This is the thread for bubbles which confused me no end in the begining 

http://www.fertilityfriends.co.uk/forum/index.php?topic=62247.0

If you want any other help you can always ask, everyone here is so friendly and helpful you'll be a pro in no time 

Bekie


----------



## Clareybob (Mar 4, 2007)

HI, I think it might be good if you clicked on the topic/thread 'want a forum buddy?' cos then someone will find you a buddy to show you around and explain everything to you.  I don't know about other sites, but I think this one's quite easy to work out, if you are just shown a couple of the basics, so hang on in there!

Good luck with your journey ttc!

Clarey xxxxx


----------



## DizziSquirrel (Feb 15, 2005)

Hello Hun, Ive merged you posts here.

I think you would benefit from spending some time reading the HELP pages -
There is a white button at the top of the page for this - but heres a direct link
CLICK HERE
If you need more help just YELL!

~Dizzi~


----------



## Clareybob (Mar 4, 2007)

HI Sharfran, 
Sorry I was a bit brief before, cos I hadn't read your other post, and now they're merged I have read what you are going through.  Poor you.  It is all so natural to be feeling like that, but it doesn't make it any easier to get through this awful time.  I know exactly what you mean about the situation of not being able to conceive making you feel physically awful, fat, ugly etc.  Trust me, it is a nasty trick of the mind, brought on by depressive feelings.  You should definitely try to take time to do ANYTHING which will boost your self esteem, like remembering some interest/hobby you can dabble in again, or taking up a new one, or treat yourself in some way/get a change of scene...ALso good to try and remember and visualise all those times when you felt positive.  By remembering them, you will experience those emotions again, and this will help you get more positive feelings going round your body.  

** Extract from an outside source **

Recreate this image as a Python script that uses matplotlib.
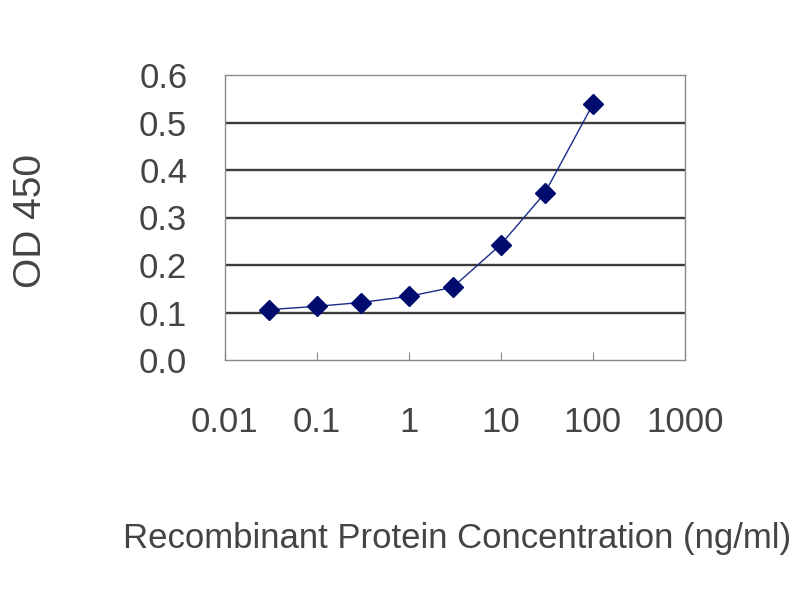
import matplotlib
matplotlib.use("Agg")
import matplotlib.pyplot as plt
from matplotlib.ticker import FixedLocator, NullLocator

conc = [0.03, 0.1, 0.3, 1, 3, 10, 30, 100]
od450 = [0.106, 0.113, 0.121, 0.134, 0.153, 0.243, 0.351, 0.538]
xticks = [0.01, 0.1, 1, 10, 100, 1000]
xticklabels = ["0.01", "0.1", "1", "10", "100", "1000"]
yticks = [0.0, 0.1, 0.2, 0.3, 0.4, 0.5, 0.6]
yticklabels = ["0.0", "0.1", "0.2", "0.3", "0.4", "0.5", "0.6"]

plt.rcParams['font.family'] = ['Liberation Sans', 'DejaVu Sans']
txt = '#444444'

fig = plt.figure(figsize=(8, 6), dpi=100)
ax = fig.add_axes([0.281, 0.40, 0.575, 0.475])
ax.set_xscale('log')
ax.set_xlim(0.01, 1000)
ax.set_ylim(0, 0.6)

for y in yticks[1:-1]:
    ax.axhline(y, color='#3c3c3c', lw=1.7, zorder=1)

ax.plot(conc, od450, color='#1a2a8a', lw=1.0, zorder=2)
ax.plot(conc, od450, linestyle='none', marker='D', markersize=10,
        color='#000b6e', zorder=3)

for s in ax.spines.values():
    s.set_color('#8a8a8a')
    s.set_linewidth(1.0)

ax.xaxis.set_major_locator(FixedLocator(xticks))
ax.xaxis.set_minor_locator(NullLocator())
ax.set_xticklabels(xticklabels)
ax.yaxis.set_major_locator(FixedLocator(yticks))
ax.set_yticklabels(yticklabels)

ax.tick_params(axis='x', direction='in', length=6, color='#8a8a8a',
               labelsize=25, labelcolor=txt, pad=33)
ax.tick_params(axis='y', length=0, labelsize=25, labelcolor=txt, pad=27)

fig.text(0.571, 0.103, 'Recombinant Protein Concentration (ng/ml)',
         ha='center', va='center', fontsize=25, color=txt)
fig.text(0.039, 0.632, 'OD 450', rotation=90, ha='center', va='center',
         fontsize=28, color=txt)

fig.savefig('out.png', dpi=100)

I'm not sure if my experience of things which lift the self-esteem would be helpful (and you may already do these things/be sick of suggestions etc. so feel free to ignore them!), but the three things which seem to have been a good choice for me recently are 

a) starting to go to a beginners' Salsa class (something I never thought I'd do, but it's really fantastic and people of all ages/types go: you don't even need to take your dp, as loads of single people go and the men just get rotated round the room!) 

b) taking in a rescue cat from the RSPCA who had clearly been abused by his previous owners, cos he used to cringe every time you went to stroke him.  Somehow looking after him (George) and getting him gradually to trust us has been sooo therapeutic and the fact that he so clearly loves us now and is happy brings me a lot of joy (even when I feel like nothing else is!).
and
c) joining the National Trust: it gives us the option of visiting loads of beautiful places at the weekend which we probably wouldnt go to if we weren't members.  Some of them have beautiful gardens which are looking fantastic now that spring has arrived!  Even the fresh air helps lift the spirits.

In all of these things, when you are low, it is always hard to get round to doing them, but I find that when I FORCE myself to do it, I'm always glad I did.

YOu have been going through such a lot, lately, and I really hope your work collegues can be supportive.  Dont forget that you can also ask for counselling through your GP, which, given the circs, he/she would be really glad to refer you for.  It can help to off-load and they can help with CBT.

Lots of hugs and I hope that you find some way of gradually remembering that you are a wonderful unique and ultimately fruitful person, whether you have kids or not.  And we are holding out for a BFP next time, cos miracles happen every day!

Love from 

Clarey xxxxxxx


----------



## Clareybob (Mar 4, 2007)

ps and don't apologise for feeling sorry for yourself!  you have every right to feel as sorry for yourself as you like!

pps your dp could at least reduce caffeine and alcohol to show some solidarity, even if he doesnt give them up, maybe?  Mine has given them up, but that's cos our probs are related to his SA and it makes sense for him to do this (and seems to have helped, cos his last result was a lot better).


----------